The Linux kernel in Ubuntu Hardy Heron (8.04) isnt completely compatible with the Eee PC, so I had to put on a custom kernel build and tweak a shutdown script to get everything to work. But at least I could get into Synaptic to install libc6-dev, liballegro4.2-dev, libaldmb1-dev, and libvorbis-dev without incident. While those were installing, I tried Gnometris, part of the gnome-games package.
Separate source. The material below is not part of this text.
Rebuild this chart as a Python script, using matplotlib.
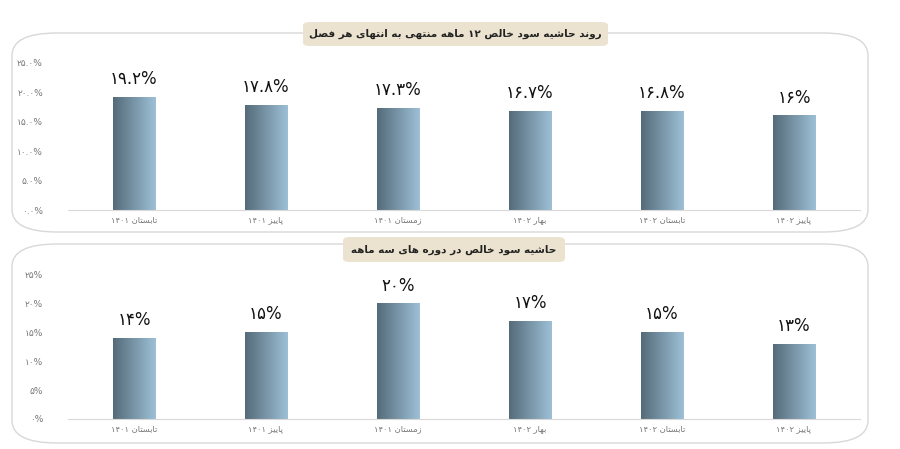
import matplotlib.pyplot as plt
import numpy as np
from matplotlib.patches import FancyBboxPatch

plt.rcParams['font.family'] = ['DejaVu Sans']

# داده ها
categories = ['تابستان ۱۴۰۱', 'پاییز ۱۴۰۱', 'زمستان ۱۴۰۱', 'بهار ۱۴۰۲', 'تابستان ۱۴۰۲', 'پاییز ۱۴۰۲']
margin_12m = [19.2, 17.8, 17.3, 16.7, 16.8, 16.0]
labels_12m = ['۱۹.۲%', '۱۷.۸%', '۱۷.۳%', '۱۶.۷%', '۱۶.۸%', '۱۶%']
ticks_12m = ['۰.۰%', '۵.۰%', '۱۰.۰%', '۱۵.۰%', '۲۰.۰%', '۲۵.۰%']
margin_3m = [14, 15, 20, 17, 15, 13]
labels_3m = ['۱۴%', '۱۵%', '۲۰%', '۱۷%', '۱۵%', '۱۳%']
ticks_3m = ['۰%', '۵%', '۱۰%', '۱۵%', '۲۰%', '۲۵%']
title_12m = 'روند حاشیه سود خالص ۱۲ ماهه منتهی به انتهای هر فصل'
title_3m = 'حاشیه سود خالص در دوره های سه ماهه'

# شکل دهی ساده حروف فارسی (isolated, final, initial, medial)
FORMS = {
    'ا': (0xFE8D, 0xFE8E, None, None), 'ب': (0xFE8F, 0xFE90, 0xFE91, 0xFE92),
    'پ': (0xFB56, 0xFB57, 0xFB58, 0xFB59), 'ت': (0xFE95, 0xFE96, 0xFE97, 0xFE98),
    'ح': (0xFEA1, 0xFEA2, 0xFEA3, 0xFEA4), 'خ': (0xFEA5, 0xFEA6, 0xFEA7, 0xFEA8),
    'د': (0xFEA9, 0xFEAA, None, None), 'ر': (0xFEAD, 0xFEAE, None, None),
    'ز': (0xFEAF, 0xFEB0, None, None), 'س': (0xFEB1, 0xFEB2, 0xFEB3, 0xFEB4),
    'ش': (0xFEB5, 0xFEB6, 0xFEB7, 0xFEB8), 'ص': (0xFEB9, 0xFEBA, 0xFEBB, 0xFEBC),
    'ف': (0xFED1, 0xFED2, 0xFED3, 0xFED4), 'ک': (0xFB8E, 0xFB8F, 0xFB90, 0xFB91),
    'ل': (0xFEDD, 0xFEDE, 0xFEDF, 0xFEE0), 'م': (0xFEE1, 0xFEE2, 0xFEE3, 0xFEE4),
    'ن': (0xFEE5, 0xFEE6, 0xFEE7, 0xFEE8), 'ه': (0xFEE9, 0xFEEA, 0xFEEB, 0xFEEC),
    'و': (0xFEED, 0xFEEE, None, None), 'ی': (0xFBFC, 0xFBFD, 0xFBFE, 0xFBFF),
}


def shape_word(w):
    out = []
    for i, ch in enumerate(w):
        if ch not in FORMS:
            out.append(ch)
            continue
        prev = w[i - 1] if i > 0 else None
        nxt = w[i + 1] if i < len(w) - 1 else None
        joins_prev = prev in FORMS and FORMS[prev][2] is not None
        joins_next = nxt in FORMS and FORMS[ch][2] is not None
        f = FORMS[ch]
        if joins_prev and joins_next:
            out.append(chr(f[3]))
        elif joins_prev:
            out.append(chr(f[1]))
        elif joins_next:
            out.append(chr(f[2]))
        else:
            out.append(chr(f[0]))
    s = ''.join(out)
    if any(c in FORMS for c in w):
        s = s[::-1]
    return s


def fa(text):
    return ' '.join(shape_word(w) for w in text.split(' ')[::-1])


fig = plt.figure(figsize=(9, 4.49), dpi=100)
W, H = 900, 449

# قاب ها و عنوان ها
for (x0, y0, x1, y1) in [(12, 33, 868, 232), (12, 244, 868, 443)]:
    fig.patches.append(FancyBboxPatch((x0 / W, 1 - y1 / H), (x1 - x0) / W, (y1 - y0) / H,
                                      boxstyle='round,pad=0,rounding_size=0.05',
                                      transform=fig.transFigure, fc='white', ec='#d8d8d8',
                                      lw=1, zorder=-2))
for (x0, y0, x1, y1, t) in [(303, 22, 608, 46, title_12m), (343, 237, 565, 262, title_3m)]:
    fig.patches.append(FancyBboxPatch((x0 / W, 1 - y1 / H), (x1 - x0) / W, (y1 - y0) / H,
                                      boxstyle='round,pad=0,rounding_size=0.008',
                                      transform=fig.transFigure, fc='#ebe3cf', ec='none',
                                      zorder=-1))
    fig.text((x0 + x1) / 2 / W, 1 - (y0 + y1) / 2 / H, fa(t), ha='center', va='center',
             fontsize=7.5, fontweight='bold', color='#222222')

cmap = plt.matplotlib.colors.LinearSegmentedColormap.from_list('g', ['#556b7a', '#9dc0d6'])
grad = np.linspace(0, 1, 64).reshape(1, -1)

panels = [
    ((68, 63, 860, 210), margin_12m, labels_12m, ticks_12m),
    ((68, 275, 860, 419), margin_3m, labels_3m, ticks_3m),
]
for (x0, ytop, x1, ybot), vals, labs, ticks in panels:
    ax = fig.add_axes([x0 / W, 1 - ybot / H, (x1 - x0) / W, (ybot - ytop) / H])
    ax.set_xlim(-0.5, len(vals) - 0.5)
    ax.set_ylim(0, 25)
    bars = ax.bar(range(len(vals)), vals, width=0.32, color='none')
    for b, lab in zip(bars, labs):
        bx, bw, bh = b.get_x(), b.get_width(), b.get_height()
        ax.imshow(grad, cmap=cmap, aspect='auto', extent=(bx, bx + bw, 0, bh), zorder=2)
        ax.text(bx + bw / 2, bh + 1.6, lab, ha='center', va='bottom', fontsize=12, color='#111111')
    ax.set_xlim(-0.5, len(vals) - 0.5)
    ax.set_ylim(0, 25)
    ax.set_yticks(range(0, 26, 5))
    ax.set_yticklabels(ticks, fontsize=6.5, color='#777777')
    ax.set_xticks(range(len(vals)))
    ax.set_xticklabels([fa(c) for c in categories], fontsize=6, color='#777777')
    ax.tick_params(length=0, pad=4)
    ax.tick_params(axis='y', pad=18)
    for s in ['top', 'right', 'left']:
        ax.spines[s].set_visible(False)
    ax.spines['bottom'].set_color('#d9d9d9')
    ax.patch.set_alpha(0)

fig.savefig('out.png', dpi=100)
Here's what I'm about to add to the wiki: Hardcoded well width: 14 columns. This negates the slight I surplus that ordinarily makes back-to-back tetrising bearable; I had to do a lot more skimming. I checked SVN, and lists configurable well width as a known missing feature. No wall kick, no hold piece. Ghost is present but disappears whenever it overlaps the falling piece. Clockwise OR counterclockwise rotation, chosen before the game starts.
Sound effects do not interrupt each other; instead, they queue up. Berlin Roger Wall. Even at 60 TPM, I could still easily play fast enough to get 15 seconds ahead of the sound effects. DAS is based on operating system autorepeat.